One of my earliest memories reading is going to my elementary school library and hunting for the latest Goosebumps book.
Night of the Living Dummy
Monster Blood
Say Cheese and Die!
I loved reading a chapter before bed, scaring myself silly, and then curling up under the covers in the dark.
As I got older, I transitioned to more mature works of horror from the likes of Stephen King and Dean Koontz. My exposure to the horror genre expanded into films and video games. I'd stay up late and watch classic horror films like The Evil Dead (Groovy...) and Nightmare on Elm Street or I'd turn off all the lights and play a few hours of Resident Evil on my Playstation. Being scared was fun.
Now if I want to be scared all I do is turn on the news.
Maybe it's the difference between being a kid and being an adult. Maybe it's the price one pays for being aware of what's going on in the larger world. But the bottom line is that being scared just isn't as fun as it used to be.
There were two events that changed the way I felt about fear in my teenage years. The first was the school shooting at Columbine and the second was the terrorist attacks on 9/11.
The Columbine Massacre in 1999 changed everything about what it meant to be a student in an American school and its effects are still felt to this day. It wasn't the first school shooting, but it was the most sensationalized. I was a ninth grader in middle school at the time. The rest of my educational career was constant bomb scares and evacuations. Now it's gotten so bad that my children receive active shooter training in their elementary schools. Think about that: six-year-old children learn what to do if someone enters the school with the intent of killing as many people as possible. If that's not terrifying, I don't know what is.

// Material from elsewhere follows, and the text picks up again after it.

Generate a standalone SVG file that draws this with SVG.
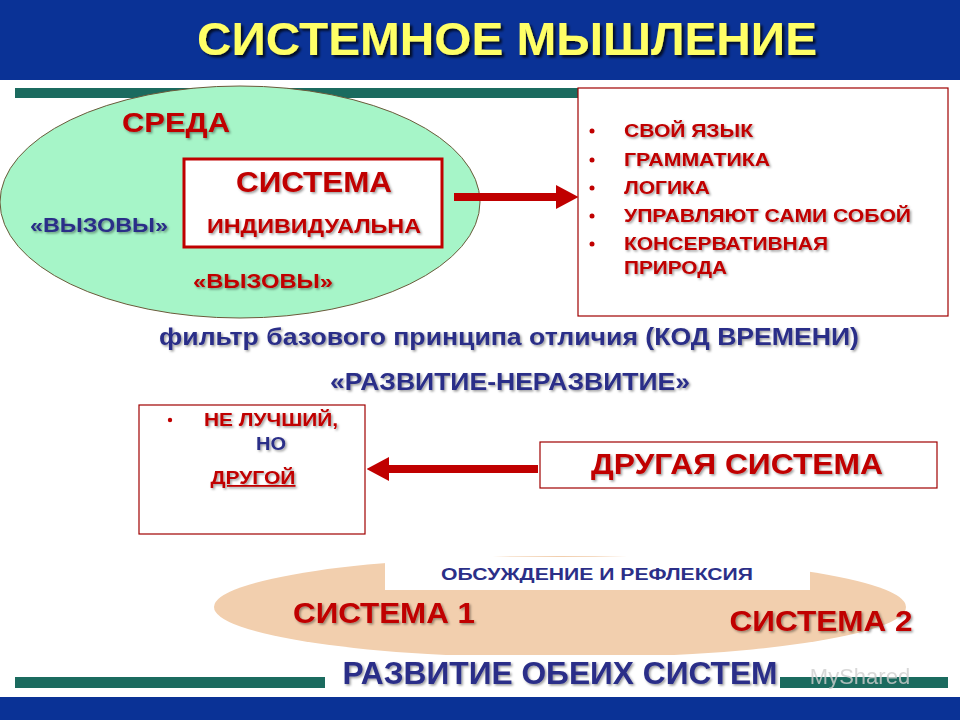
<svg xmlns="http://www.w3.org/2000/svg" width="960" height="720" viewBox="0 0 960 720">
<style>
text{font-family:"Liberation Sans",Arial,sans-serif;font-weight:bold}
.red{fill:#c00000}
.blue{fill:#2b2f88}
.sh{filter:url(#sh)}
.box{fill:#fff;stroke:#a00000;stroke-width:1.2}
</style>
<defs>
<filter id="sh" x="-10%" y="-30%" width="130%" height="170%">
<feDropShadow dx="1.5" dy="1.5" stdDeviation="0.8" flood-color="#000" flood-opacity="0.4"/>
</filter>
<filter id="tsh" x="-10%" y="-30%" width="130%" height="170%">
<feDropShadow dx="2.5" dy="2.5" stdDeviation="1" flood-color="#000" flood-opacity="0.75"/>
</filter>
<marker id="ah" markerWidth="2.8" markerHeight="3" refX="0" refY="1.5" orient="auto" markerUnits="strokeWidth">
<path d="M0,0 L2.8,1.5 L0,3 Z" fill="#c00000"/>
</marker>
</defs>
<rect width="960" height="720" fill="#fff"/>
<rect x="0" y="0" width="960" height="80" fill="#0a3296"/>
<text x="507" y="55" text-anchor="middle" font-size="47" textLength="620" lengthAdjust="spacingAndGlyphs" fill="#ffff66" filter="url(#tsh)">СИСТЕМНОЕ МЫШЛЕНИЕ</text>
<rect x="15" y="88" width="565" height="10" fill="#1b6b5f"/>
<rect x="15" y="677" width="310" height="11" fill="#1b6b5f"/>
<rect x="780" y="677" width="168" height="11" fill="#1b6b5f"/>
<rect x="0" y="697" width="960" height="23" fill="#0a3296"/>

<g id="sreda">
<ellipse cx="240" cy="202" rx="240" ry="116" fill="#a6f5c8" stroke="#6b5a3a" stroke-width="1"/>
<text x="176" y="132" text-anchor="middle" font-size="28" textLength="108" lengthAdjust="spacingAndGlyphs" class="red sh">СРЕДА</text>
<text x="99" y="232" text-anchor="middle" font-size="20" textLength="138" lengthAdjust="spacingAndGlyphs" class="blue sh">«ВЫЗОВЫ»</text>
<text x="263" y="288" text-anchor="middle" font-size="20" textLength="140" lengthAdjust="spacingAndGlyphs" class="red sh">«ВЫЗОВЫ»</text>
</g>
<g id="sistema">
<rect x="184" y="159" width="258" height="88" fill="#fff" stroke="#c00000" stroke-width="3"/>
<text x="314" y="192" text-anchor="middle" font-size="29" textLength="156" lengthAdjust="spacingAndGlyphs" class="red sh">СИСТЕМА</text>
<text x="314" y="233" text-anchor="middle" font-size="20" textLength="214" lengthAdjust="spacingAndGlyphs" class="red sh">ИНДИВИДУАЛЬНА</text>
</g>
<g id="props">
<rect x="578" y="88" width="370" height="228" class="box"/>
<g font-size="18" class="red sh">
<text x="624" y="137" textLength="129" lengthAdjust="spacingAndGlyphs">СВОЙ ЯЗЫК</text>
<text x="624" y="166" textLength="146" lengthAdjust="spacingAndGlyphs">ГРАММАТИКА</text>
<text x="624" y="194" textLength="86" lengthAdjust="spacingAndGlyphs">ЛОГИКА</text>
<text x="624" y="222" textLength="287" lengthAdjust="spacingAndGlyphs">УПРАВЛЯЮТ САМИ СОБОЙ</text>
<text x="624" y="250" textLength="204" lengthAdjust="spacingAndGlyphs">КОНСЕРВАТИВНАЯ</text>
<text x="624" y="274" textLength="103" lengthAdjust="spacingAndGlyphs">ПРИРОДА</text>
</g>
<g fill="#c00000">
<circle cx="592" cy="131" r="2.5"/>
<circle cx="592" cy="160" r="2.5"/>
<circle cx="592" cy="188" r="2.5"/>
<circle cx="592" cy="216" r="2.5"/>
<circle cx="592" cy="244" r="2.5"/>
</g>
</g>
<g id="filter-text">
<text x="509" y="345" text-anchor="middle" font-size="24" textLength="700" lengthAdjust="spacingAndGlyphs" class="blue sh">фильтр базового принципа отличия (КОД ВРЕМЕНИ)</text>
<text x="510" y="390" text-anchor="middle" font-size="24" textLength="360" lengthAdjust="spacingAndGlyphs" class="blue sh">«РАЗВИТИЕ-НЕРАЗВИТИЕ»</text>
</g>
<g id="ne-luchshiy">
<rect x="139" y="405" width="226" height="129" class="box"/>
<circle cx="170" cy="420" r="2.2" fill="#c00000"/>
<text x="271" y="426" text-anchor="middle" font-size="18" textLength="134" lengthAdjust="spacingAndGlyphs" class="red sh">НЕ ЛУЧШИЙ,</text>
<text x="271" y="450" text-anchor="middle" font-size="18" textLength="30" lengthAdjust="spacingAndGlyphs" class="blue sh">НО</text>
<text x="253" y="484" text-anchor="middle" font-size="18" textLength="85" lengthAdjust="spacingAndGlyphs" class="red sh" text-decoration="underline">ДРУГОЙ</text>
</g>
<g id="drugaya">
<rect x="540" y="442" width="397" height="46" class="box"/>
<text x="737" y="474" text-anchor="middle" font-size="29" textLength="292" lengthAdjust="spacingAndGlyphs" class="red sh">ДРУГАЯ СИСТЕМА</text>
</g>
<g id="razvitie">
<ellipse cx="560" cy="607" rx="346" ry="51" fill="#f2cfae"/>
<rect x="385" y="557" width="425" height="33" fill="#fff"/>
<text x="597" y="580" text-anchor="middle" font-size="16" textLength="312" lengthAdjust="spacingAndGlyphs" class="blue">ОБСУЖДЕНИЕ И РЕФЛЕКСИЯ</text>
<text x="384" y="623" text-anchor="middle" font-size="29" textLength="182" lengthAdjust="spacingAndGlyphs" class="red sh">СИСТЕМА 1</text>
<text x="821" y="631" text-anchor="middle" font-size="29" textLength="183" lengthAdjust="spacingAndGlyphs" class="red sh">СИСТЕМА 2</text>
<rect x="330" y="655" width="448" height="38" fill="#fff"/>
<text x="560" y="684" text-anchor="middle" font-size="31" textLength="435" lengthAdjust="spacingAndGlyphs" class="blue sh">РАЗВИТИЕ ОБЕИХ СИСТЕМ</text>
</g>
<text x="860" y="684" text-anchor="middle" font-size="22" style="font-weight:normal" fill="#cfcfcf" opacity="0.8">MyShared</text>
<g id="connectors" stroke="#c00000" stroke-width="8" fill="none">
<line x1="454" y1="197" x2="556" y2="197" marker-end="url(#ah)"/>
<line x1="538" y1="469" x2="389" y2="469" marker-end="url(#ah)"/>
</g>
</svg>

Then there's the granddaddy of them all. The event that changed everything in America: the 9/11 terrorist attacks. I view America in terms of two eras: Pre-9/11 and Post 9/11. I remember America before 9/11. I was a senior in high school. I remember people generally being happy and feeling safe and having a general sense of unity. Then one September morning, my history teacher walked into my math class and announced that the World Trade Center had been attacked. After that, America was a place of fear and terror and mistrust. In some ways, we've never recovered.
Fear isn't fun anymore. Now it keeps me up at night. Maybe fear can only be fun before you learn that monsters are real and there really are dark forces hiding in the shadows or maybe the world is a more terrifying place now that modern technology brings all the terrifying events of the world straight to our television and computer screens.
Regardless, I miss those days. I miss the days when a living dummy in the pages of an R.L. Stine book was the most terrifying element in my life instead of wondering if I should send my son to school wearing a bulletproof backpack.